> **DATA SEGMENT**
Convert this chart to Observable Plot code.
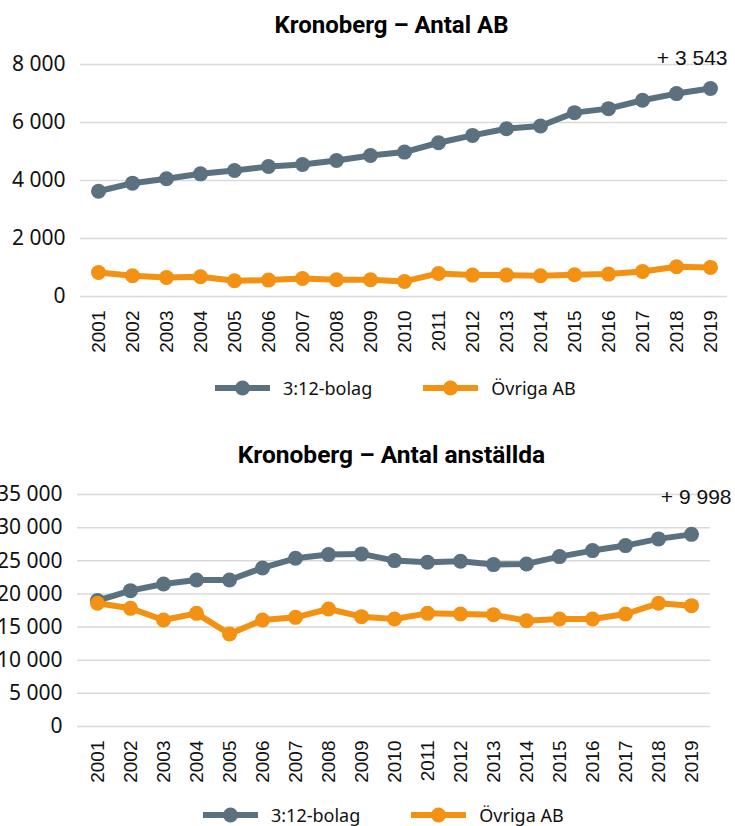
<!DOCTYPE html>
<html><head><meta charset="utf-8">
<script src="https://cdn.jsdelivr.net/npm/d3@7"></script>
<script src="https://cdn.jsdelivr.net/npm/@observablehq/plot@0.6"></script>
<style>
body{margin:0;background:#fff;}
#wrap{position:relative;width:735px;height:826px;overflow:hidden;background:#fff;}
.title{position:absolute;left:0;width:783px;text-align:center;font-family:Roboto,sans-serif;font-weight:700;font-size:24px;line-height:24px;color:#000;white-space:nowrap;}
.chart{position:absolute;left:0;}
.legend{position:absolute;height:24px;display:flex;align-items:center;font-family:"Noto Sans",sans-serif;font-size:18px;color:#111;white-space:nowrap;}
.legend svg{margin-right:13px;}
.legend span{margin-right:51px;}
</style></head>
<body><div id="wrap"></div>
<script>
const years = ["2001","2002","2003","2004","2005","2006","2007","2008","2009","2010","2011","2012","2013","2014","2015","2016","2017","2018","2019"];
const seriesNames = ["3:12-bolag","Övriga AB"];
const colors = ["#5b717f","#f39113"];
const titles = ["Kronoberg – Antal AB","Kronoberg – Antal anställda"];
const notes = ["+ 3 543","+ 9 998"];
// Chart 1: Antal AB
const ab312 = [3630,3908,4058,4230,4346,4484,4553,4691,4864,4980,5302,5556,5786,5879,6340,6478,6766,6997,7173];
const abOvriga = [830,715,657,680,542,565,622,576,576,519,795,738,738,715,749,772,865,1026,1003];
const ticksAB = [0,2000,4000,6000,8000];
// Chart 2: Antal anställda
const emp312 = [18990,20497,21504,22108,22108,23921,25381,25935,26036,25029,24777,24928,24425,24525,25633,26540,27295,28302,28988];
const empOvriga = [18583,17827,16065,17072,13950,16065,16468,17727,16568,16216,17072,16971,16871,15964,16216,16216,16971,18583,18231];
const ticksEmp = [0,5000,10000,15000,20000,25000,30000,35000];

const fmt = d => d3.format(",")(d).replace(/,/g, "\u00a0");
const wrap = document.getElementById("wrap");

function makeChart(o) {
  const data = [
    ...years.map((y,i)=>({year:y, value:o.v1[i], s:seriesNames[0]})),
    ...years.map((y,i)=>({year:y, value:o.v2[i], s:seriesNames[1]}))
  ];
  const last = years.length - 1;
  const plot = Plot.plot({
    width: 735, height: o.height,
    marginTop: o.mt, marginBottom: o.mb, marginLeft: o.ml, marginRight: o.mr,
    style: {background: "transparent", color: "#000", overflow: "visible"},
    x: {type: "point", domain: years, padding: 0.5, label: null},
    y: {domain: [0, o.ticks[o.ticks.length-1]], label: null},
    color: {domain: seriesNames, range: colors},
    marks: [
      Plot.gridY(o.ticks, {stroke: "#d9d9d9", strokeOpacity: 1, strokeWidth: 1.5}),
      Plot.axisY(o.ticks, {tickSize: 0, tickPadding: 15, tickFormat: fmt, fontSize: 21, fontFamily: "Noto Sans", fill: "#111", label: null}),
      Plot.axisX({tickSize: 0, tickRotate: -90, tickPadding: 14, fontSize: 19, fontFamily: "Liberation Sans", fill: "#111", label: null}),
      Plot.line(data, {x: "year", y: "value", z: "s", stroke: "s", strokeWidth: 6}),
      Plot.dot(data, {x: "year", y: "value", fill: "s", r: 7.5}),
      Plot.text([{year: years[last], value: o.v1[last], label: o.note}], {x: "year", y: "value", text: "label", textAnchor: "end", dx: o.noteDx, dy: o.noteDy, fontSize: 21, fontFamily: "Liberation Sans", fill: "#111"})
    ]
  });
  plot.classList.add("chart");
  plot.style.top = o.top + "px";
  wrap.appendChild(plot);

  const t = document.createElement("div");
  t.className = "title";
  t.style.top = o.titleTop + "px";
  t.style.fontSize = o.titleSize + "px";
  t.textContent = o.title;
  wrap.appendChild(t);

  const lg = document.createElement("div");
  lg.className = "legend";
  lg.style.left = o.legendLeft + "px";
  lg.style.top = o.legendTop + "px";
  seriesNames.forEach((name, i) => {
    const sw = document.createElementNS("http://www.w3.org/2000/svg", "svg");
    sw.setAttribute("width", 55); sw.setAttribute("height", 20);
    sw.innerHTML = `<line x1="0" x2="55" y1="10" y2="10" stroke="${colors[i]}" stroke-width="6"/><circle cx="27.5" cy="10" r="7.5" fill="${colors[i]}"/>`;
    const sp = document.createElement("span");
    sp.textContent = name;
    lg.appendChild(sw); lg.appendChild(sp);
  });
  wrap.appendChild(lg);
}

makeChart({v1: ab312, v2: abOvriga, ticks: ticksAB, height: 420, top: 0, mt: 64, mb: 124, ml: 80, mr: 8,
  note: notes[0], noteDx: 17, noteDy: -30, title: titles[0], titleTop: 13, titleSize: 24, legendLeft: 215, legendTop: 376});
makeChart({v1: emp312, v2: empOvriga, ticks: ticksEmp, height: 406, top: 420, mt: 74, mb: 100, ml: 77, mr: 25,
  note: notes[1], noteDx: 40, noteDy: -37, title: titles[1], titleTop: 443, titleSize: 24.5, legendLeft: 203, legendTop: 803});
</script>
</body></html>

> **THE REQUEST**
Quote every line word for word and keep the images out of the copy.

> **EXERCISE ANSWER**
Convert this chart to Observable Plot code.
<!DOCTYPE html>
<html><head><meta charset="utf-8">
<script src="https://cdn.jsdelivr.net/npm/d3@7"></script>
<script src="https://cdn.jsdelivr.net/npm/@observablehq/plot@0.6"></script>
<style>
body{margin:0;background:#fff;}
#wrap{position:relative;width:735px;height:826px;overflow:hidden;background:#fff;}
.title{position:absolute;left:0;width:783px;text-align:center;font-family:Roboto,sans-serif;font-weight:700;font-size:24px;line-height:24px;color:#000;white-space:nowrap;}
.chart{position:absolute;left:0;}
.legend{position:absolute;height:24px;display:flex;align-items:center;font-family:"Noto Sans",sans-serif;font-size:18px;color:#111;white-space:nowrap;}
.legend svg{margin-right:13px;}
.legend span{margin-right:51px;}
</style></head>
<body><div id="wrap"></div>
<script>
const years = ["2001","2002","2003","2004","2005","2006","2007","2008","2009","2010","2011","2012","2013","2014","2015","2016","2017","2018","2019"];
const seriesNames = ["3:12-bolag","Övriga AB"];
const colors = ["#5b717f","#f39113"];
const titles = ["Kronoberg – Antal AB","Kronoberg – Antal anställda"];
const notes = ["+ 3 543","+ 9 998"];
// Chart 1: Antal AB
const ab312 = [3630,3908,4058,4230,4346,4484,4553,4691,4864,4980,5302,5556,5786,5879,6340,6478,6766,6997,7173];
const abOvriga = [830,715,657,680,542,565,622,576,576,519,795,738,738,715,749,772,865,1026,1003];
const ticksAB = [0,2000,4000,6000,8000];
// Chart 2: Antal anställda
const emp312 = [18990,20497,21504,22108,22108,23921,25381,25935,26036,25029,24777,24928,24425,24525,25633,26540,27295,28302,28988];
const empOvriga = [18583,17827,16065,17072,13950,16065,16468,17727,16568,16216,17072,16971,16871,15964,16216,16216,16971,18583,18231];
const ticksEmp = [0,5000,10000,15000,20000,25000,30000,35000];

const fmt = d => d3.format(",")(d).replace(/,/g, "\u00a0");
const wrap = document.getElementById("wrap");

function makeChart(o) {
  const data = [
    ...years.map((y,i)=>({year:y, value:o.v1[i], s:seriesNames[0]})),
    ...years.map((y,i)=>({year:y, value:o.v2[i], s:seriesNames[1]}))
  ];
  const last = years.length - 1;
  const plot = Plot.plot({
    width: 735, height: o.height,
    marginTop: o.mt, marginBottom: o.mb, marginLeft: o.ml, marginRight: o.mr,
    style: {background: "transparent", color: "#000", overflow: "visible"},
    x: {type: "point", domain: years, padding: 0.5, label: null},
    y: {domain: [0, o.ticks[o.ticks.length-1]], label: null},
    color: {domain: seriesNames, range: colors},
    marks: [
      Plot.gridY(o.ticks, {stroke: "#d9d9d9", strokeOpacity: 1, strokeWidth: 1.5}),
      Plot.axisY(o.ticks, {tickSize: 0, tickPadding: 15, tickFormat: fmt, fontSize: 21, fontFamily: "Noto Sans", fill: "#111", label: null}),
      Plot.axisX({tickSize: 0, tickRotate: -90, tickPadding: 14, fontSize: 19, fontFamily: "Liberation Sans", fill: "#111", label: null}),
      Plot.line(data, {x: "year", y: "value", z: "s", stroke: "s", strokeWidth: 6}),
      Plot.dot(data, {x: "year", y: "value", fill: "s", r: 7.5}),
      Plot.text([{year: years[last], value: o.v1[last], label: o.note}], {x: "year", y: "value", text: "label", textAnchor: "end", dx: o.noteDx, dy: o.noteDy, fontSize: 21, fontFamily: "Liberation Sans", fill: "#111"})
    ]
  });
  plot.classList.add("chart");
  plot.style.top = o.top + "px";
  wrap.appendChild(plot);

  const t = document.createElement("div");
  t.className = "title";
  t.style.top = o.titleTop + "px";
  t.style.fontSize = o.titleSize + "px";
  t.textContent = o.title;
  wrap.appendChild(t);

  const lg = document.createElement("div");
  lg.className = "legend";
  lg.style.left = o.legendLeft + "px";
  lg.style.top = o.legendTop + "px";
  seriesNames.forEach((name, i) => {
    const sw = document.createElementNS("http://www.w3.org/2000/svg", "svg");
    sw.setAttribute("width", 55); sw.setAttribute("height", 20);
    sw.innerHTML = `<line x1="0" x2="55" y1="10" y2="10" stroke="${colors[i]}" stroke-width="6"/><circle cx="27.5" cy="10" r="7.5" fill="${colors[i]}"/>`;
    const sp = document.createElement("span");
    sp.textContent = name;
    lg.appendChild(sw); lg.appendChild(sp);
  });
  wrap.appendChild(lg);
}

makeChart({v1: ab312, v2: abOvriga, ticks: ticksAB, height: 420, top: 0, mt: 64, mb: 124, ml: 80, mr: 8,
  note: notes[0], noteDx: 17, noteDy: -30, title: titles[0], titleTop: 13, titleSize: 24, legendLeft: 215, legendTop: 376});
makeChart({v1: emp312, v2: empOvriga, ticks: ticksEmp, height: 406, top: 420, mt: 74, mb: 100, ml: 77, mr: 25,
  note: notes[1], noteDx: 40, noteDy: -37, title: titles[1], titleTop: 443, titleSize: 24.5, legendLeft: 203, legendTop: 803});
</script>
</body></html>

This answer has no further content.